Most people arrive with the same plan: walk the beach, grab lunch, head back. That’s fine, but it also leaves out most of what makes this place worth the drive. Pick one of these four starting points and see where it takes you — Harbor, Downtown, Farm, Coast. Everything is close, and nothing is urgent.
The Harbor
Start at Pillar Point before the fog burns off, with fishing boats unloading catch at Johnson Pier. Dawn Patrol Coffee, a converted shipping container a few blocks from the water, is a great place to begin: strong coffee, surf-culture energy, zero pretension.
From there, Mavericks Paddlesports offers stand-up paddleboard rentals and beginner lessons in the protected harbor waters, where bat rays and leopard sharks pass underneath. Barterra Winery and Jettywave Distillery are just down the road from each other — one pours Northern California wines, the other small-batch whiskey and locally foraged botanical gin from a refurbished warehouse.
Nasturtium Art of Living nearby carries handcrafted jewelry, coastal-inspired décor, and things you didn’t know you needed. Come evening, Old Princeton Landing has been the Coastside’s live music anchor for years, with good food, a dog-friendly backyard, and enough atmosphere to make you reconsider your drive home.
Downtown
Main Street is only a few blocks long but it’s layered with much to explore. You can walk it in ten minutes or spend a whole day here without running out of reasons to stay.
Café Society is where locals go for coffee — strong, fresh, with pastries from nearby bakeries and live jazz on Friday nights. Half Moon Bay Wine & Cheese Company has over 30 wines by the glass and a staff that knows what they’re pouring. Fengari Fiber Arts is a warm, welcoming yarn and fiber shop that’s haven for crafters. LuzLuna Imports carries fair-trade handmade clothing, jewelry, and textiles from global artisans, rooted in a genuine humanitarian story.
You’ll find plenty of art downtown as well. The Coastal Arts League, a nonprofit cooperative with over forty years on Main Street, shows original work at accessible prices. M Stark Gallery runs serious solo exhibitions and changes shows every six to eight weeks. And that’s just a taste of what you might find; Main Street is home to almost one hundred independently owned shops, restaurants, and galleries.
The Farms
These fields have been worked since Italian immigrant families planted the first artichokes here in the early 1900s. Third-generation farmers are still at it.

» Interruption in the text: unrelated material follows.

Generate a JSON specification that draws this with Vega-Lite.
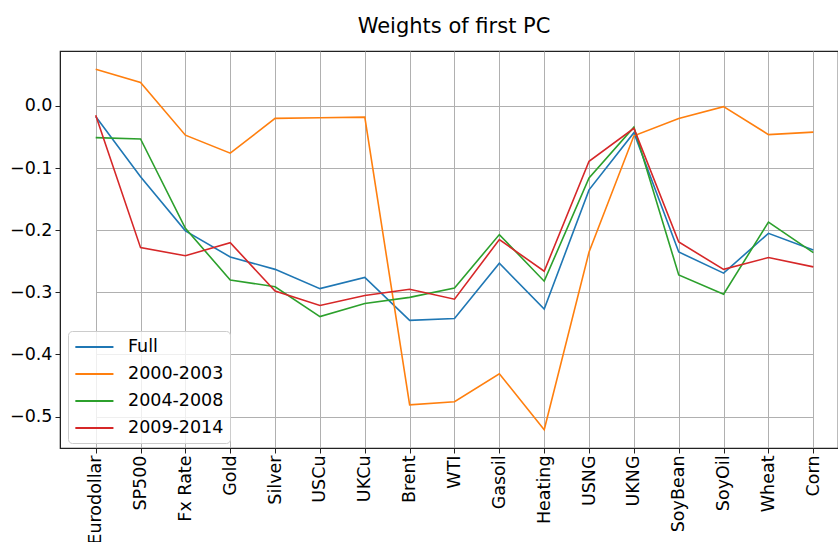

Andreotti Family Farms runs the only You-Pick Sunflower Field in Northern California — giant flowers, pumpkins, corn, and old equipment that’s been there long enough to become part of the scenery. South along Highway 1, Blue House Farm operates a year-round CCOF-certified farmstand in San Gregorio stocked with vegetables, sourdough, preserves, and local eggs. Further south, Pie Ranch is a nonprofit farm with a farmstand carrying organic produce and handmade goods. And that’s just a taste, visit the Farmstands & U-picks page for even more agricultural destinations.
The Coast
Half Moon Bay State Beach offers two miles of open sand right in town — wide, easy, genuinely beautiful, especially in the morning. A few miles north in Moss Beach, Fitzgerald Marine Reserve is one of the most accessible intertidal ecosystems on the California coast: sea stars, anemones, hermit crabs, harbor seals, and occasionally an octopus at low tide. For something more remote, Gray Whale Cove sits in a sheltered cove below dramatic cliffs north of Montara, reached by a steep stairway from the highway. During migration season, gray whales pass close enough to shore that you won’t need binoculars to spot them.
What Usually Happens
Around hour five or six, something shifts. The light changes. You haven’t looked at your phone in a while. You pass a restaurant you’d mentally flagged for dinner before you even decided to stay past lunch. This is when most people who came for just the day start looking at hotel availability, because the only thing better than spending a day on the coast is waking up here and doing it all over again.
Half Moon Bay doesn’t ask much of you — but what it offers is harder to get through in a single visit than most people expect. The farms look different in different seasons. There’s a farmers market on Saturdays. The harbor is quieter at sunset. There’s always something you didn’t get to.
But one day is enough to understand why people come back.